North Dakota mineral owners filed 10 lawsuits Wednesday seeking damages from oil drilling companies for natural gas that is lost when it is burned instead of being captured as a byproduct of oil production. The lawsuits against 10 oil companies in the Bakken oilfields seek class-action status to represent other western North Dakota mineral rights owners. It argues the mineral owners have lost millions of dollars in royalties because oil drilling companies burn off large quantities of gas instead of capturing and selling it.
Derrick Braaten, a Bismarck lawyer representing the mineral rights owners, said the lawsuits seek to force oil drilling operators to comply with state law and pay royalties to mineral owners for the value of flared gas going back six years. He noted that state officials have said more than 30 percent of the gas produced from the Bakken wells is being burned off. North Dakota law allows limited flaring in an oil well's first year of production, Braaten said. After that, a producer must apply for a written exemption for future flaring, but must pay royalties and state taxes if it fails to do so, he said.
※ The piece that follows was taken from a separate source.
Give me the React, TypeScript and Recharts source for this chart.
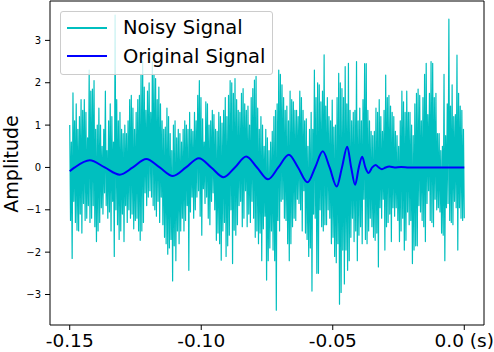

The lawsuits allege operators are flaring in excess of production limits during the first year, and flaring beyond a year without exemptions and without paying royalties on flared gas. The lawsuits were filed in McKenzie, Williams, Mountrail and Divide counties, Braaten said. The lawsuits were filed against Burlington Resources Oil and Gas Company LP, Continental Resources Inc., Crescent Point Energy, HRC Operating LLC, Marathon Oil, Samson Resources Company, SM Energy Company, Statoil Oil and Gas LP, WPX Energy and XTO Energy Inc.
"We believe that the operators need to pay royalties on flared gas pursuant to state laws," Braaten said. The lawsuits also could encourage oil drillers to develop the pipelines and processing facilities needed to capture and sell the natural gas, Braaten said. Ron Ness, president of the North Dakota Petroleum Council, said companies are complying fully with state laws on flaring and get the required approval from the North Dakota Industrial Commission.
"Nobody wants to capture that flare more than the oil operators because that's the value stream that coming out of that well," Ness said. Ness noted that the council's more than 400 member companies have formed a task force to reduce gas flaring in the Bakken oilfields. However, capturing natural gas is a complex job, partly because of the need for processing facilities, he said.